The trust defended its position by stating that 95% of staff voted to move away from national terms and conditions yet failed to mention that this was before Agenda for Change was introduced.
The recent news story “Trust holds back pay rise from lowest band staff” on nursingtimes.net generated a number of comments with a common theme of reducing the pay of staff on band 8 and 9. However, these comments failed to take into account that by not having a pay rise for two years, the value of pay for most staff, including senior staff, has already gone down in real terms.
“We have reached a point in history where NHS staff need to carefully assess the benefits of each employer to ensure they know how much they will get paid and how secure their future will be”
Employees who earn less than £21,000 are now being denied an increase of just over 1% paid to most low paid staff in the rest of the NHS.
Comments were also made about the fact that staff did not complain when they were paid more than staff on national terms. But newly employed staff could take several years to receive the same pay and associated terms and conditions as staff on national terms. The trust’s “Gainshare” scheme is one of the few bonus schemes in the NHS but, like any other similar scheme, it is not guaranteed and it is based upon the performance of the trust as a whole rather than individual performance.
The future of pay and associated terms and conditions is under increasing threat.

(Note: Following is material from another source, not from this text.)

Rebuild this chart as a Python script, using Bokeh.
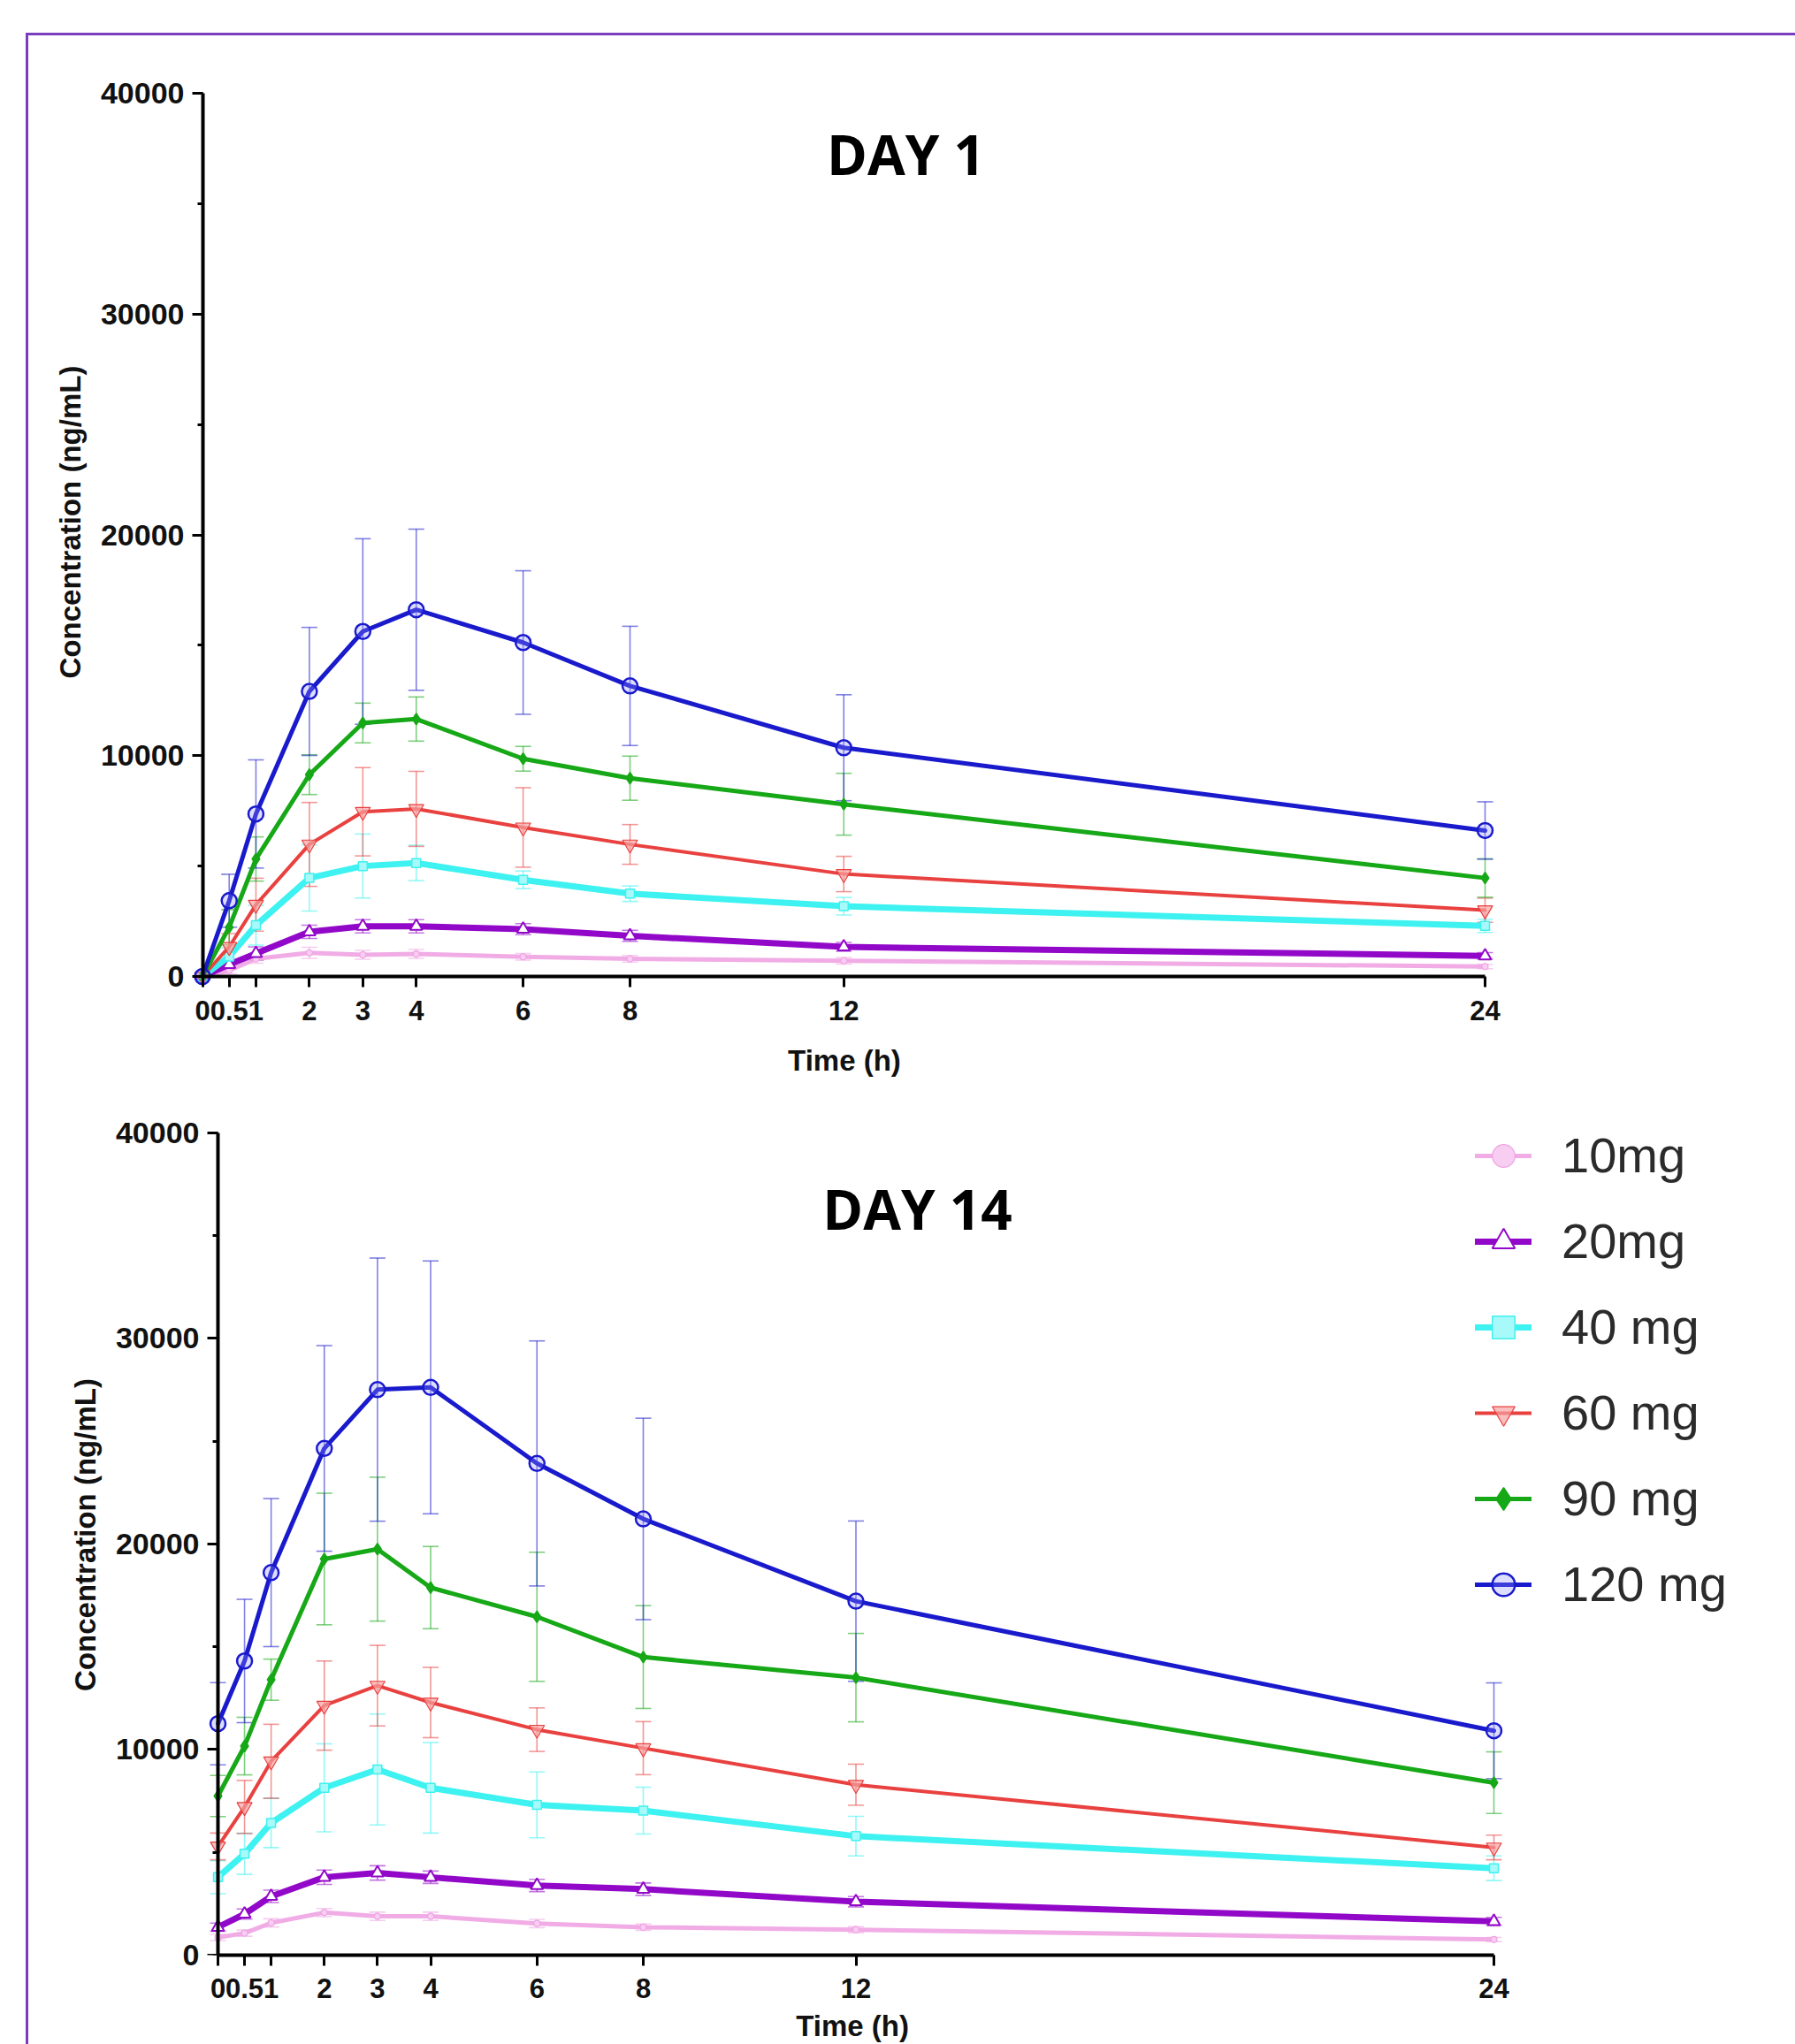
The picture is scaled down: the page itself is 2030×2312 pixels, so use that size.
from bokeh.plotting import figure
from bokeh.models import (ColumnDataSource, Whisker, TeeHead, Legend, LegendItem,
                          FixedTicker, SingleIntervalTicker, Label, LinearAxis)
from bokeh.layouts import column
from bokeh.embed import file_html
from bokeh.resources import INLINE

# ---------------- data ----------------
time_h = [0, 0.5, 1, 2, 3, 4, 6, 8, 12, 24]
x_tick_labels = ["0", "0.5", "1", "2", "3", "4", "6", "8", "12", "24"]
dose_labels = ["10mg", "20mg", "40 mg", "60 mg", "90 mg", "120 mg"]

# Day 1 mean concentration (ng/mL)
d1_10 = [0, 270, 800, 1070, 980, 1020, 890, 800, 710, 450]
d1_20 = [0, 540, 1040, 2020, 2270, 2270, 2140, 1840, 1340, 930]
d1_40 = [0, 900, 2320, 4460, 5000, 5140, 4375, 3750, 3180, 2290]
d1_60 = [0, 1340, 3250, 5980, 7460, 7590, 6750, 5980, 4640, 3000]
d1_90 = [0, 2230, 5320, 9140, 11480, 11660, 9860, 8980, 7800, 4460]
d1_120 = [0, 3430, 7360, 12910, 15625, 16610, 15125, 13160, 10360, 6610]
# Day 1 SD
d1_10_sd = [0, 150, 200, 250, 200, 200, 150, 150, 150, 100]
d1_20_sd = [0, 200, 300, 300, 300, 300, 250, 250, 200, 150]
d1_40_sd = [0, 400, 900, 1500, 1450, 800, 400, 350, 400, 300]
d1_60_sd = [0, 600, 1200, 1900, 2000, 1700, 1800, 900, 800, 550]
d1_90_sd = [0, 800, 1000, 900, 900, 1000, 560, 1000, 1400, 870]
d1_120_sd = [0, 1200, 2450, 2900, 4200, 3650, 3250, 2700, 2400, 1300]

# Day 14 mean concentration (ng/mL)
d14_10 = [860, 1070, 1570, 2070, 1890, 1890, 1540, 1360, 1240, 760]
d14_20 = [1360, 2000, 2860, 3790, 4000, 3790, 3390, 3210, 2600, 1640]
d14_40 = [3790, 4930, 6430, 8140, 9030, 8140, 7310, 7030, 5790, 4230]
d14_60 = [5290, 7210, 9430, 12140, 13110, 12290, 10970, 10070, 8290, 5240]
d14_90 = [7740, 10170, 13400, 19270, 19750, 17880, 16460, 14500, 13500, 8390]
d14_120 = [11260, 14310, 18610, 24650, 27510, 27620, 23920, 21220, 17220, 10915]
# Day 14 SD
d14_10_sd = [150, 150, 200, 200, 200, 200, 200, 150, 150, 100]
d14_20_sd = [200, 250, 300, 350, 350, 300, 300, 300, 250, 200]
d14_40_sd = [800, 1000, 1200, 2140, 2700, 2200, 1600, 1140, 960, 600]
d14_60_sd = [650, 1290, 1800, 2170, 1960, 1710, 1060, 1290, 1000, 600]
d14_90_sd = [1000, 1400, 1000, 3200, 3500, 2000, 3140, 2500, 2150, 1500]
d14_120_sd = [2000, 3000, 3600, 5000, 6400, 6150, 5960, 4900, 3900, 2330]

# ---------------- styles ----------------
styles = [
    dict(color="#EFA3E3", width=5, marker="circle", size=7, fill="#F7CDF1", falpha=1.0, mlw=1.2, lalpha=0.9),
    dict(color="#9208C8", width=7, marker="triangle", size=14, fill="#FFFFFF", falpha=1.0, mlw=2, lalpha=1.0),
    dict(color="#3DF2F0", width=7, marker="square", size=10, fill="#A8F9F9", falpha=1.0, mlw=1.5, lalpha=1.0),
    dict(color="#E8413F", width=4, marker="inverted_triangle", size=17, fill="#F7A3A3", falpha=0.7, mlw=1.2, lalpha=1.0),
    dict(color="#16A816", width=5, marker="diamond", size=13, fill="#16A816", falpha=1.0, mlw=1.5, lalpha=1.0),
    dict(color="#1A1ACD", width=5, marker="circle", size=17, fill="#8F8FFF", falpha=0.3, mlw=2.5, lalpha=1.0),
]

FONT = "Liberation Sans"
AXIS_COLOR = "black"
PAGE_X0 = 32          # page x of the figures' left edge
FIG_W = 1998
RIGHT_PANEL = 60
FRAME_LEFT = 214      # both frames share this left edge (column aligns them)
FRAME_RIGHT = PAGE_X0 + FIG_W - RIGHT_PANEL
NBSP = "\u00a0"


def style_label_axis(ax, label, standoff, label_standoff, tick_size):
    ax.axis_line_color = None
    ax.major_tick_line_color = None
    ax.minor_tick_line_color = None
    ax.major_tick_out = 0
    ax.major_tick_in = 0
    ax.minor_tick_out = 0
    ax.minor_tick_in = 0
    ax.major_label_standoff = standoff
    ax.major_label_text_font = FONT
    ax.major_label_text_font_style = "bold"
    ax.major_label_text_font_size = tick_size
    ax.major_label_text_color = "#111111"
    ax.axis_label = label
    ax.axis_label_standoff = label_standoff
    ax.axis_label_text_font = FONT
    ax.axis_label_text_font_style = "bold"
    ax.axis_label_text_font_size = "33px"
    ax.axis_label_text_color = "#111111"


def rule_axis(ticker, bounds, minor):
    # axis line and ticks only, pinned at 0 of the other dimension
    ax = LinearAxis(ticker=ticker, fixed_location=0, bounds=bounds,
                    major_label_text_font_size="1px", major_label_text_color=None,
                    major_label_standoff=0,
                    axis_line_width=4, axis_line_color=AXIS_COLOR,
                    major_tick_line_width=3, major_tick_line_color=AXIS_COLOR,
                    major_tick_in=12, major_tick_out=0,
                    minor_tick_in=6 if minor else 0, minor_tick_out=0,
                    minor_tick_line_width=3,
                    minor_tick_line_color=AXIS_COLOR if minor else None,
                    axis_label=None)
    return ax


def make_plot(means, sds, height, top_y, frame_top_px, frame_bot_px, y0_px, y40_px,
              x0_px, x24_px, ylab_standoff, title, title_cx, title_base, hybrid_x, xlabel_pad):
    frame_left_px = FRAME_LEFT
    frame_right_px = FRAME_RIGHT
    ppu = (y0_px - y40_px) / 40000.0
    y_end = (y0_px - frame_top_px) / ppu
    y_start = -(frame_bot_px - y0_px) / ppu
    k = (x24_px - x0_px) / 24.0
    x_start = -(x0_px - frame_left_px) / k
    x_end = x_start + (frame_right_px - frame_left_px) / k

    p = figure(width=FIG_W, height=height, output_backend="svg", toolbar_location=None,
               x_range=(x_start, x_end), y_range=(y_start, y_end),
               min_border_left=frame_left_px - PAGE_X0, min_border_right=RIGHT_PANEL,
               min_border_top=frame_top_px - top_y,
               min_border_bottom=top_y + height - frame_bot_px)
    p.outline_line_color = None
    p.xgrid.visible = False
    p.ygrid.visible = False
    p.background_fill_color = "white"
    p.border_fill_color = "white"

    # y axis: labels on the panel, rule + ticks fixed at x = 0
    ya = p.yaxis[0]
    ya.ticker = SingleIntervalTicker(interval=10000, num_minor_ticks=2)
    ya.bounds = (0, 40000)
    style_label_axis(ya, "Concentration (ng/mL)", ylab_standoff, 13, "34px")
    p.add_layout(rule_axis(SingleIntervalTicker(interval=10000, num_minor_ticks=2),
                           (0, 40000), True), "right")

    # x label is centred on the frame; trailing no-break spaces move it under the 0-24 h axis
    xlabel = "Time (h)" + NBSP * xlabel_pad
    xa = p.xaxis[0]
    xa.ticker = FixedTicker(ticks=time_h)
    xa.major_label_overrides = {t: lab for t, lab in zip(time_h, x_tick_labels)}
    xa.bounds = (0, 24)
    if hybrid_x:
        style_label_axis(xa, xlabel, 11, 24, "31px")
        p.add_layout(rule_axis(FixedTicker(ticks=time_h), (0, 24), False), "above")
    else:
        style_label_axis(xa, xlabel, 14, 10, "31px")
        xa.axis_line_color = AXIS_COLOR
        xa.axis_line_width = 4
        xa.major_tick_line_color = AXIS_COLOR
        xa.major_tick_line_width = 3
        xa.major_tick_out = 12

    items = []
    for mean, sd, st, lab in zip(means, sds, styles, dose_labels):
        idx = [i for i in range(len(time_h)) if sd[i] > 0]
        wsrc = ColumnDataSource(dict(
            t=[time_h[i] for i in idx],
            hi=[mean[i] + sd[i] for i in idx],
            lo=[mean[i] - sd[i] for i in idx]))
        w = Whisker(source=wsrc, base="t", upper="hi", lower="lo",
                    line_color=st["color"], line_alpha=0.55, line_width=1.6,
                    upper_head=TeeHead(size=18, line_color=st["color"], line_alpha=0.55, line_width=1.6),
                    lower_head=TeeHead(size=18, line_color=st["color"], line_alpha=0.55, line_width=1.6))
        p.add_layout(w)
        src = ColumnDataSource(dict(t=time_h, c=mean))
        lr = p.line("t", "c", source=src, line_color=st["color"], line_width=st["width"],
                    line_alpha=st["lalpha"], line_join="round", line_cap="round")
        sr = p.scatter("t", "c", source=src, marker=st["marker"], size=st["size"],
                       line_color=st["color"], line_width=st["mlw"],
                       fill_color=st["fill"], fill_alpha=st["falpha"])
        items.append(LegendItem(label=lab, renderers=[lr, sr]))

    tx = (title_cx - x0_px) / k
    ty = (y0_px - title_base) / ppu
    p.add_layout(Label(x=tx, y=ty, text=title, text_align="center", text_baseline="alphabetic",
                       text_font="Open Sans", text_font_style="bold", text_font_size="62px",
                       text_color="black"))
    return p, items


p1, _ = make_plot([d1_10, d1_20, d1_40, d1_60, d1_90, d1_120],
                  [d1_10_sd, d1_20_sd, d1_40_sd, d1_60_sd, d1_90_sd, d1_120_sd],
                  height=1200, top_y=40, frame_top_px=60, frame_bot_px=1120,
                  y0_px=1104, y40_px=105, x0_px=228.5, x24_px=1679,
                  ylab_standoff=6,
                  title="DAY 1", title_cx=1024, title_base=173, hybrid_x=True, xlabel_pad=30)

p2, items2 = make_plot([d14_10, d14_20, d14_40, d14_60, d14_90, d14_120],
                       [d14_10_sd, d14_20_sd, d14_40_sd, d14_60_sd, d14_90_sd, d14_120_sd],
                       height=1072, top_y=1240, frame_top_px=1260, frame_bot_px=2215,
                       y0_px=2215, y40_px=1281, x0_px=246, x24_px=1689,
                       ylab_standoff=-11,
                       title="DAY 14", title_cx=1037, title_base=1367, hybrid_x=False, xlabel_pad=28)

legend = Legend(items=items2, location=(1668 - FRAME_LEFT, 387), orientation="vertical",
                glyph_width=64, glyph_height=64, label_height=64, spacing=32,
                label_standoff=34, padding=0, margin=0,
                border_line_color=None, background_fill_alpha=0,
                label_text_font=FONT, label_text_font_size="56px",
                label_text_color="#2b2b2b")
p2.add_layout(legend)

layout = column(p1, p2, margin=(37, 0, 0, 29),
                styles={"border-left": "3px solid #7A3DC0", "border-top": "3px solid #7A3DC0"})

open("out.html", "w").write(file_html(layout, INLINE))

Foundation trusts have significant autonomy to move away from national terms and conditions, and NHS trusts that become Social Enterprises cannot offer new staff access to the NHS pension scheme.
We have reached a point in history where NHS staff need to carefully assess the benefits of each employer in order to ensure that they know how much they will get paid and how secure their future will be.
National terms and conditions are designed to be fair and consistent and, while there will continue to be arguments about local variations in the cost of living, they have been designed to meet the needs of the service while still offering a competitive salary.